Harun Hadiwijono menyatakan bahwa, “Bahwa dunia dengan
segala isinya diciptakan oleh Tuhan Allah, hanya dapat diyakini di dalam
iman. Tidak ada seorangpun yang dapat
membuktikan hal itu.”[6] Allah adalah Allah yang sempurna, dunia
beserta segala isinya adalah ciptaan Allah dan hal ini tidak bisa dipahami oleh
manusia sebab manusia sudah jatuh dalam dosa dan manusia terbatas. Penciptaan merupakan karya Allah yang tidak
bisa diukur oleh apa pun dan tidak ada seorang manusia pun di dunia ini yang
bisa membuktikan penciptaan dunia beserta segala isinya.
B.
MALAIKAT–MALAIKAT
Istilah utama dalam Alkitab yang
dipakai untuk malaikat adalah “mal’āk” (Ibrani) atau “angelos” (Yunani). Dua kata
ini memiliki arti yang sama, yaitu “utusan”. “Mal’āk” maupun “angelos” dapat merujuk pada manusia (Kej. 32:3; 1Raj. 19:2; Pkt.

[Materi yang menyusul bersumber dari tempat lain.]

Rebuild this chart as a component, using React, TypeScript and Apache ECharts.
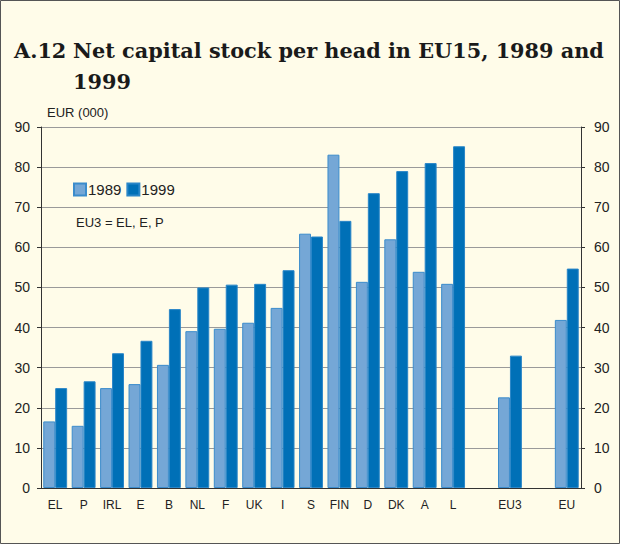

5:6; Mar. 1:2; Luk. 7:24; 9:52) atau makhluk roh (Kej. 28:12; Dan. 6:22; Luk.
2:13).[7] Berdasarkan istilah ini dapat mendefinisikan “malaikat” sebagai makhluk rohani yang
memiliki tugas sebagai utusan Allah kepada manusia, walaupun tugas malaikat
bukan hanya berkaitan dengan manusia saja.
Malaikat adalah ciptaan Tuhan, sama dengan
ciptaan yang lainnya termasuk manusia.
Namun, manusia dan malaikat berbeda.
Kapankah malaikat-malaikat
diciptakan? Dalam penciptaan
malaikat tidak tertulis dalam Kitab Suci.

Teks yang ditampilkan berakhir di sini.